で、私はこの谷底セクションで岩にガキっと挟まりバキャーンと派手にコケてしまいました。

この時にバイクから結構ヤバゲな音がしたので「しまった!」と思ったのですが、オイルも漏れてないしなんとかなるかな?と思いつつバイクにまたがりエンジンを掛けて発進!と思ったら・・・。

スカ!っと。

あ れ ?

シフトのチェンジペダルが無い(笑)
※その時はもちろん笑い事じゃ無かったんですけどね。

いったん降りて確認すると先日の写真で紹介したように折れ曲がってカバーに突き刺さり、動かなくなってました。

でも、まだレースすら始まっていない試走の段階なわけでして・・・・。

ここで終了は無いでしょって事でガンガン踏み込んでとにかく1速に入れて、無事発進。

恐怖の谷底セクションを抜けたらそこはゴール地点でひと安心。

すぐに修理したいけど、オフィシャルの人にそのままスタート地点にバイク置いて開会式に出てくれと言われ・・・、その辺にあった棒でグリグリこじってなんとか噛み込んでしまったペダルを少し浮かせる事に成功。(でもその後、走りだしたらシフトアップがかなり難しかった)

とまぁ・・・ここまでがレース前の状況です。お気づきの方もいるかも知れませんが、一周の間に気持ち良いセクションとか一切ありません。
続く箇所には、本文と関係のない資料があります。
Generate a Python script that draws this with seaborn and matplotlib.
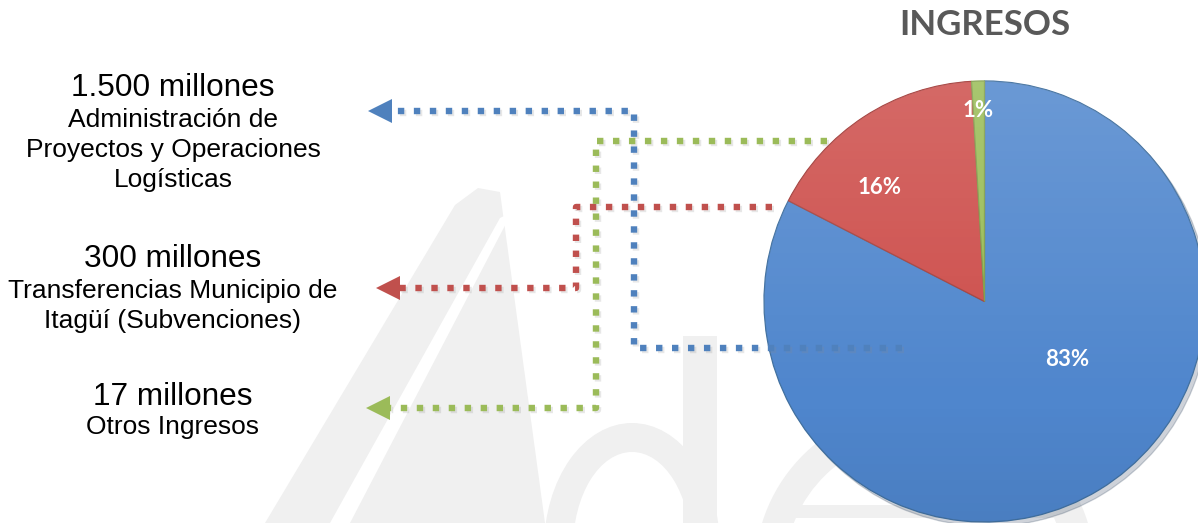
import numpy as np
import matplotlib
matplotlib.use("Agg")
import matplotlib.pyplot as plt
import matplotlib.patheffects as pe
from matplotlib.patches import Polygon, Ellipse, Rectangle, Circle
import seaborn as sns

# ---------------- data ----------------
categories = ["Administración de\nProyectos y Operaciones\nLogísticas",
              "Transferencias Municipio de\nItagüí (Subvenciones)",
              "Otros Ingresos"]
amount_labels = ["1.500 millones", "300 millones", "17 millones"]
values = [1500, 300, 17]          # millones
pct_labels = ["83%", "16%", "1%"]
title = "INGRESOS"

# ---------------- style / layout ----------------
sns.set_theme(style="white")
plt.rcParams["font.family"] = ["Liberation Sans", "DejaVu Sans"]

W, H = 1198, 523
fig = plt.figure(figsize=(W / 100, H / 100), dpi=100)
fig.patch.set_facecolor("white")

wedge_colors = ["#4F86CD", "#CD4D4A", "#98BC55"]
edge_colors = ["#41709F", "#A43F3C", "#7E9C46"]
line_colors = ["#4F81BD", "#C0504D", "#9BBB59"]

# ---------------- faint background watermark ----------------
ax_bg = fig.add_axes([0, 0, 1, 1], zorder=0)
ax_bg.set_xlim(0, W)
ax_bg.set_ylim(H, 0)
ax_bg.axis("off")
wm = "#F0F0F0"
# "A"
ax_bg.add_patch(Polygon([(265, 523), (455, 205), (478, 188), (500, 192), (545, 523)],
                        closed=True, facecolor=wm, edgecolor="none"))
ax_bg.add_patch(Polygon([(500, 218), (512, 212), (350, 523), (330, 523)],
                        closed=True, facecolor="white", edgecolor="none"))
# "d"
ax_bg.add_patch(Ellipse((632, 548), 176, 250, facecolor=wm, edgecolor="none"))
ax_bg.add_patch(Ellipse((632, 548), 118, 192, facecolor="white", edgecolor="none"))
ax_bg.add_patch(Rectangle((683, 336), 34, 200, facecolor=wm, edgecolor="none"))
# "e"
ax_bg.add_patch(Ellipse((925, 570), 340, 330, facecolor=wm, edgecolor="none"))
ax_bg.add_patch(Ellipse((925, 570), 280, 270, facecolor="white", edgecolor="none"))
ax_bg.add_patch(Rectangle((785, 505), 290, 13, facecolor=wm, edgecolor="none"))

# ---------------- pie ----------------
cx, cy, r = 984.5, 301.5, 220.5
ax_pie = fig.add_axes([(cx - r) / W, (H - cy - r) / H, 2 * r / W, 2 * r / H], zorder=1)
wedges, _ = ax_pie.pie(values, colors=wedge_colors, startangle=90, counterclock=False,
                       wedgeprops=dict(linewidth=0.9),
                       shadow=dict(ox=0.012, oy=-0.014, alpha=0.22, shade=0.6))
for w, ec in zip(wedges, edge_colors):
    w.set_edgecolor(ec)
    w.set_clip_on(False)

# soft vertical light gradient to mimic the bevel / lighting of the original
n = 256
alpha_col = np.linspace(0.16, -0.06, n)
grad = np.zeros((n, 2, 4))
grad[..., :3] = np.where(alpha_col[:, None, None] >= 0, 1.0, 0.0)
grad[..., 3] = np.abs(alpha_col)[:, None]
im = ax_pie.imshow(grad, extent=(-1, 1, -1, 1), origin="upper", aspect="auto",
                   zorder=3, interpolation="bilinear")
clip = Circle((0, 0), 1.0, transform=ax_pie.transData)
im.set_clip_path(clip)
im.set_clip_on(True)

ax_pie.set_xlim(-1, 1)
ax_pie.set_ylim(-1, 1)
ax_pie.set_aspect("equal")
ax_pie.axis("off")

# percentage labels (polar layout: angle deg, radius fraction)
label_polar = [(-34.9, 0.456), (132.4, 0.703), (91.9, 0.868)]
for txt, (ang, rr) in zip(pct_labels, label_polar):
    a = np.deg2rad(ang)
    ax_pie.text(rr * np.cos(a), rr * np.sin(a), txt, color="white", fontsize=16,
                fontweight="bold", family=["Lato", "DejaVu Sans"],
                ha="center", va="center", zorder=5)

# ---------------- connectors and texts ----------------
ax = fig.add_axes([0, 0, 1, 1], zorder=2)
ax.set_xlim(0, W)
ax.set_ylim(H, 0)
ax.axis("off")
ax.patch.set_alpha(0)

connectors = [
    [(902, 348), (634, 348), (634, 111), (392, 111)],
    [(772, 207), (576, 207), (576, 288), (398, 288)],
    [(827, 141), (596, 141), (596, 408), (390, 408)],
]
arrow_tips = [(368, 111), (376, 288), (366, 408)]

shadow = [pe.SimpleLineShadow(offset=(1.5, -1.5), shadow_color="#888888", alpha=0.2), pe.Normal()]
for path, tip, col in zip(connectors, arrow_tips, line_colors):
    xs, ys = zip(*path)
    ax.plot(xs, ys, color=col, linewidth=4.6, linestyle=(0, (1, 1.5)),
            dash_capstyle="butt", solid_joinstyle="miter", path_effects=shadow)
    ax.plot([tip[0] + 12], [tip[1]], marker="<", markersize=17, color=col,
            markeredgewidth=0, path_effects=shadow)

text_x = 173
amount_baselines = [96, 267, 405]
desc_baselines = [127, 298, 434]
line_step = 30
for amt, desc, yb, yd in zip(amount_labels, categories, amount_baselines, desc_baselines):
    ax.text(text_x, yb, amt, fontsize=22.7, color="black", ha="center", va="baseline")
    for i, line in enumerate(desc.split("\n")):
        ax.text(text_x, yd + i * line_step, line, fontsize=19, color="black",
                ha="center", va="baseline")

ax.text(cx, 25, title, fontsize=25, fontweight="bold", color="#595959",
        family=["Lato", "DejaVu Sans"], ha="center", va="center")

fig.savefig("out.png", dpi=100, facecolor="white")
全周に渡ってツライ・コワイの連続です。

で、この時ガキ!っと岩に突っ込んだ恐怖がレースに大きく影響してしまう事になります。

また後日つづきを書きます。

三宅島エンデューロ奮闘記~その1~

詳細を忘れちゃいそうなので少しずつ三宅島奮闘記でも書いていこうかと思います。

今回の三宅島エンデューロレースで参加者を一番悩ませたのがまず準備だと思います。

・船で行くしか無い島でのレース。

・車が搬入出来ないのでバイクのみを運ぶ。

以上の条件から普段レースに参加している人やトランポでの移動が慣れている人は持ち物で悩む結果となりました。

トランポには工具一式や着替え一式、ケミカルや替え部品など現地で何かあってもなんとかなる装備がほぼひと揃い積んであります。

しかし、今回はバイクと別に全て運ばなければならず持って行く物を厳選しなければなりませんし、更にそれにもうひとつ難しい条件が付きました。

その条件とは今回のレースまでの流れを見ると分かると思います。三宅島にはパドックは二つ用意されており まして、一つ目がバイク受け取り所。人間と一緒に運ばれたバイクはコンテナに入っているので山の中腹で行われるレース会場まで持って行く手段が無く、港に 近い第1パドックに搬入されそこでバイクを受け取る事になります。

その第1パドックから自走でレース会場を目指す訳なんですけど、レース会場に着いたらノンストップでそのまま1周のコース試走となるのでライダーは第1パドックの時点でヘルメットや装具をフル装備する必要があります。

つまり島に到着したら旅館にチェックインするのですが、その後バイクを受け取りに行く時点でヘルメットとかブーツとかフル装備に全部着替える必要があり、つまりつまりそういった装具一式を全部手荷物で運ぶ必要がありました。

オフロード用のフル装備ともなると大きめのバッグでも2つないと入らない大荷物です。

これに工具やらケミカルを持って行くのはほぼ不可能な状態。

・・・なのでそういった工具・部品系はバイクと一緒のコンテナに入れて良い事になりました。

これがまた悩む原因に。

主催者が用意してくれたのが1000×500×500の段ボール箱。この段ボール箱は積みこみこそバイクと一緒ですが、島ではバイクと別にされ、レース会場の各自のピットまで直接搬入されます。

これに各ライダーが自分用の工具やらケミカルやら当日飲むドリンクやら現場での着替え等々・・全部考えて入れるわけです。

いろいろ考えればキリが無いし、でもちょっとした物が無くリタイヤとかも嫌なので出来る限りの物は持って行きたい・・・と悩みに悩みました。

これが準備編では一番悩んだ事だったのですが・・・いざ搬入に行ってみると用意されていた段ボールは予定よりも大きい物で、ぶっちゃけなんでも入る感じ(笑)

まぁ今、思い出せばこれもまた楽しい思い出ですね。